Мифология, вплетенная в повседневность, — формальный признак магического реализма, который упоминается в наши дни чаще как ругательство, нежели с целью объяснить нечто про рассматриваемую вещь. Медитативность, размеренно-неспешный уклад жизни на экране, герои долго ужинают, затем еще дольше бредут через зеленый, а в ночи уже неразличимый лес, чтобы нечто (душа?) успокоилось у истоков: вспоминается какой-нибудь «Безмолвный свет» Карлоса Рейгадаса, но это скорее следствие невключенности зрителя-чужака в контекст тайского художника.

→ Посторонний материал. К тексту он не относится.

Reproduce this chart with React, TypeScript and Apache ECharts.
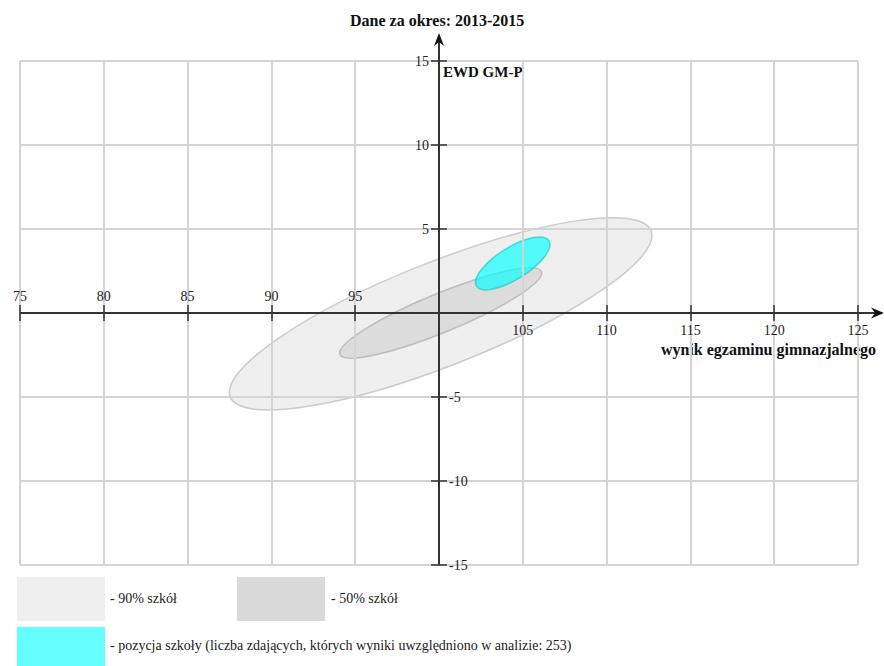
import React, { useEffect, useRef } from "react";
import * as echarts from "echarts";

// ---- data ----
const TITLE = "Dane za okres: 2013-2015";
const Y_NAME = "EWD GM-P";
const X_NAME = "wynik egzaminu gimnazjalnego";

const X_MIN = 75;
const X_MAX = 125;
const X_STEP = 5;
const Y_MIN = -15;
const Y_MAX = 15;
const Y_STEP = 5;
const X_CROSS = 100; // y axis drawn at this x value
const Y_CROSS = 0; // x axis drawn at this y value

// ellipses: 90% of schools, 50% of schools, school position
const ellipseNames = ["90% szkół", "50% szkół", "pozycja szkoły"];
const centerX = [100.1, 100.1, 104.4];
const centerY = [-0.05, 0.0, 2.95];
const semiMajor = [13.5, 6.5, 2.55];
const semiMinor = [3.1, 1.16, 0.95];
const tiltDeg = [21.5, 22.4, 32];

const legendLabels = [
  "- 90% szkół",
  "- 50% szkół",
  "- pozycja szkoły (liczba zdających, których wyniki uwzględniono w analizie: 253)",
];

// ---- styles ----
const FONT = "Liberation Serif, serif";
const W = 884;
const H = 666;
const GRID = { left: 20, right: 26, top: 61, bottom: 101 };
const ellipseFill = [
  "rgba(128,128,128,0.13)",
  "rgba(128,128,128,0.17)",
  "rgba(0,255,255,0.66)",
];
const ellipseStroke = [
  "rgba(150,150,150,0.45)",
  "rgba(140,140,140,0.45)",
  "rgba(0,190,200,0.55)",
];
const legendColors = ["#efefef", "#dadada", "#66ffff"];
const AXIS_COLOR = "#333333";
const GRID_COLOR = "#d4d4d4";

export default function App() {
  const ref = useRef<HTMLDivElement>(null);

  useEffect(() => {
    if (!ref.current) return;
    const chart = echarts.init(ref.current, null, { renderer: "svg" });

    const plotW = W - GRID.left - GRID.right;
    const plotH = H - GRID.top - GRID.bottom;
    const leftOffset = -plotW * (X_CROSS - X_MIN) / (X_MAX - X_MIN);
    const rightOffset = -plotW * (X_MAX - X_CROSS) / (X_MAX - X_MIN);
    const topOffset = -plotH * (Y_MAX - Y_CROSS) / (Y_MAX - Y_MIN);
    const bottomOffset = -plotH * (Y_CROSS - Y_MIN) / (Y_MAX - Y_MIN);

    const labelStyle = {
      color: "#222",
      fontFamily: FONT,
      fontSize: 14,
    };

    const tick = { show: true, length: 8, lineStyle: { color: AXIS_COLOR, width: 1.5 } };

    const baseX = {
      type: "value",
      min: X_MIN,
      max: X_MAX,
      interval: X_STEP,
      z: 3,
      axisLine: { show: false, onZero: false },
      splitLine: { show: true, lineStyle: { color: GRID_COLOR, width: 2 } },
      axisTick: tick,
    };
    const baseY = {
      type: "value",
      min: Y_MIN,
      max: Y_MAX,
      interval: Y_STEP,
      z: 3,
      axisLine: { show: false, onZero: false },
      splitLine: { show: true, lineStyle: { color: GRID_COLOR, width: 2 } },
      axisTick: tick,
    };

    const ellipseData = ellipseNames.map((_, i) => [
      centerX[i],
      centerY[i],
      semiMajor[i],
      semiMinor[i],
      tiltDeg[i],
    ]);

    const ellipseSeries = ellipseNames.map((name, i) => ({
      type: "custom",
      name,
      coordinateSystem: "cartesian2d",
      xAxisIndex: 0,
      yAxisIndex: 0,
      clip: false,
      z: 2 + i * 0.01,
      silent: true,
      encode: { x: 0, y: 1 },
      data: [ellipseData[i]],
      renderItem: (params: any, api: any) => {
        const c = api.coord([api.value(0), api.value(1)]);
        const unit = api.size([1, 1]);
        return {
          type: "ellipse",
          x: c[0],
          y: c[1],
          rotation: (api.value(4) * Math.PI) / 180,
          shape: { cx: 0, cy: 0, rx: api.value(2) * unit[0], ry: api.value(3) * unit[1] },
          style: { fill: ellipseFill[i], stroke: ellipseStroke[i], lineWidth: 1.5 },
        };
      },
    }));

    const axesSeries = {
      type: "custom",
      name: "axes",
      coordinateSystem: "cartesian2d",
      xAxisIndex: 0,
      yAxisIndex: 0,
      clip: false,
      silent: true,
      z: 5,
      encode: { x: 0, y: 1 },
      data: [[X_CROSS, Y_CROSS]],
      renderItem: (params: any, api: any) => {
        const o = api.coord([api.value(0), api.value(1)]);
        const l = api.coord([X_MIN, api.value(1)]);
        const r = api.coord([X_MAX, api.value(1)]);
        const t = api.coord([api.value(0), Y_MAX]);
        const b = api.coord([api.value(0), Y_MIN]);
        const xTip = r[0] + 26;
        const yTip = t[1] - 28;
        const st = { stroke: AXIS_COLOR, lineWidth: 2 };
        return {
          type: "group",
          children: [
            { type: "line", shape: { x1: l[0], y1: o[1], x2: xTip - 6, y2: o[1] }, style: st },
            { type: "line", shape: { x1: o[0], y1: b[1], x2: o[0], y2: yTip + 6 }, style: st },
            {
              type: "polygon",
              shape: {
                points: [
                  [xTip, o[1]],
                  [xTip - 13, o[1] - 5.5],
                  [xTip - 9, o[1]],
                  [xTip - 13, o[1] + 5.5],
                ],
              },
              style: { fill: "#111" },
            },
            {
              type: "polygon",
              shape: {
                points: [
                  [o[0], yTip],
                  [o[0] - 5, yTip + 13],
                  [o[0], yTip + 9],
                  [o[0] + 5, yTip + 13],
                ],
              },
              style: { fill: "#111" },
            },
          ],
        };
      },
    };

    const option: any = {
      animation: false,
      backgroundColor: "#ffffff",
      title: {
        text: TITLE,
        left: 350,
        top: 12,
        padding: 0,
        textStyle: { fontFamily: FONT, fontSize: 16, fontWeight: "bold", color: "#111" },
      },
      grid: { ...GRID, containLabel: false, outerBoundsMode: "none" },
      xAxis: [
        {
          ...baseX,
          position: "bottom",
          offset: bottomOffset,
          axisLabel: {
            ...labelStyle,
            margin: 10,
            formatter: (v: number) => (v > X_CROSS ? String(v) : ""),
          },
        },
        {
          ...baseX,
          position: "top",
          offset: topOffset,
          splitLine: { show: false },
          axisLabel: {
            ...labelStyle,
            margin: 10,
            formatter: (v: number) => (v < X_CROSS ? String(v) : ""),
          },
        },
      ],
      yAxis: [
        {
          ...baseY,
          position: "left",
          offset: leftOffset,
          axisLabel: {
            ...labelStyle,
            margin: 10,
            formatter: (v: number) => (v > Y_CROSS ? String(v) : ""),
          },
        },
        {
          ...baseY,
          position: "right",
          offset: rightOffset,
          splitLine: { show: false },
          axisLabel: {
            ...labelStyle,
            margin: 10,
            formatter: (v: number) => (v < Y_CROSS ? String(v) : ""),
          },
        },
      ],
      graphic: [
        {
          type: "text",
          left: 443,
          top: 64,
          style: { text: Y_NAME, font: `bold 15px ${FONT}`, fill: "#111" },
        },
        {
          type: "text",
          right: 8,
          top: 341,
          style: { text: X_NAME, font: `bold 16px ${FONT}`, fill: "#111" },
        },
        { type: "rect", left: 17, top: 577, shape: { width: 88, height: 44 }, style: { fill: legendColors[0] } },
        { type: "rect", left: 237, top: 577, shape: { width: 88, height: 44 }, style: { fill: legendColors[1] } },
        { type: "rect", left: 17, top: 627, shape: { width: 88, height: 40 }, style: { fill: legendColors[2] } },
        {
          type: "text",
          left: 110,
          top: 591,
          style: { text: legendLabels[0], font: `14px ${FONT}`, fill: "#222" },
        },
        {
          type: "text",
          left: 331,
          top: 591,
          style: { text: legendLabels[1], font: `14px ${FONT}`, fill: "#222" },
        },
        {
          type: "text",
          left: 110,
          top: 638,
          style: { text: legendLabels[2], font: `14px ${FONT}`, fill: "#222" },
        },
      ],
      series: [...ellipseSeries, axesSeries],
    };

    chart.setOption(option);
    return () => chart.dispose();
  }, []);

  return (
    <div
      ref={ref}
      style={{ position: "fixed", left: 0, top: 0, width: W, height: H, background: "#fff" }}
    />
  );
}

Что-то среднее между фильмом «Мертвец» и фольклорной экспедицией, «Бунми» идеально укладывается в противный термин «магический реализм»: это очень медленное, очень красивое кино про то, что грань между человеком и животным, телом и бестелесностью, прошедшим и будущим, мифом и обыденностью в Таиланде слишком тонка, чтобы джентльмен ее замечал. «Бунми», конечно, по-своему очаровательная и уж точно зачаровывающая штука, в которой трудно не почувствовать определенную трансцендентную энергию, да и просто любопытно наблюдать, как таец переосмысливает правила игры. В то же время совершенно очевидно, что он пользуется культурными кодами, которые подавляющему большинству из нас недоступны.